I thought I had said everything I needed to. I spoke to the boys about Trayvon Martin when he was killed, and we’ve talked about him many times in the past couple of weeks. I had the same conversation I assumed so many people have been having with their children.
And then I stepped into Walgreens. (That in and of itself is blog-worthy because our local Walgreens is truly Orwellian in its inefficiency and sheer chaos. Often there are a gaggle of pharmacists working, but they all seem to share one brain. The rest of the store is staggeringly understaffed.)
This week I went in to pick up the pictures that the boys had taken with their disposable cameras at summer camp. (Teaching them how to use the cameras was comic — the notion of winding up the camera after each shot completely blew then away. Not to mention the trick I showed them about not winding the camera until you’re absolutely ready to take the next picture, to ensure you don’t take one by accident and waste precious “film.”)
While I was waiting at the photo counter, two young African American boys walked past me eating bags of chips. They looked at me and then at the man behind the counter helping me.

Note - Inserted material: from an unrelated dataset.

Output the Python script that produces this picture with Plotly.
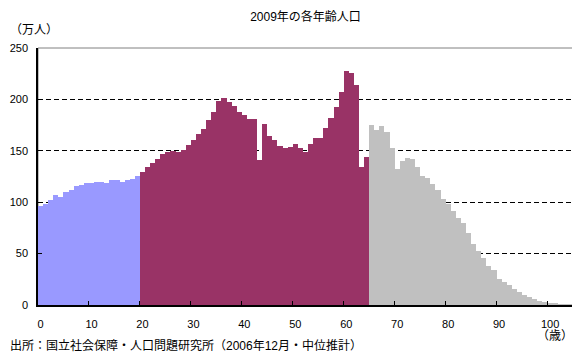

“We paid for them! These are paid for!” They loudly announced to the man, referring to the chips.
To which he replied, “If I was worried about you two, you’d know it boys. No problem..”

I still feel queasy when I think about that moment. I think of all the times my kids eat food in stores before I even pay for it (Hell, if I shop with the kids, 2/3 of my shopping cart consists of the husks and shells of food they’ve snarfed on our trek through the store.)
 
It wouldn’t even occur to my boys that they’d need to explain to someone that they’d paid for the food they were eating in a store. And when I relayed this story to them, they still didn’t get it immediately.
 
And then I realized that we are NOT all having the same “talk” with our kids. I don’t have to teach my boys about people being wrongfully suspicious of them, and how to deal with it. They know it’s wrong to steal, but they don’t know how to make sure people don’t think they’re doing it even if they’re not.
 
My only consolation is that these assumptions we are all fighting are not in their hearts. They truly had no idea why one child would be more suspect than another, and they cannot for the life of them understand why any boy walking down the street in a hoodie would be a suspect to anyone at all.
 
I suppose they are not alone in that.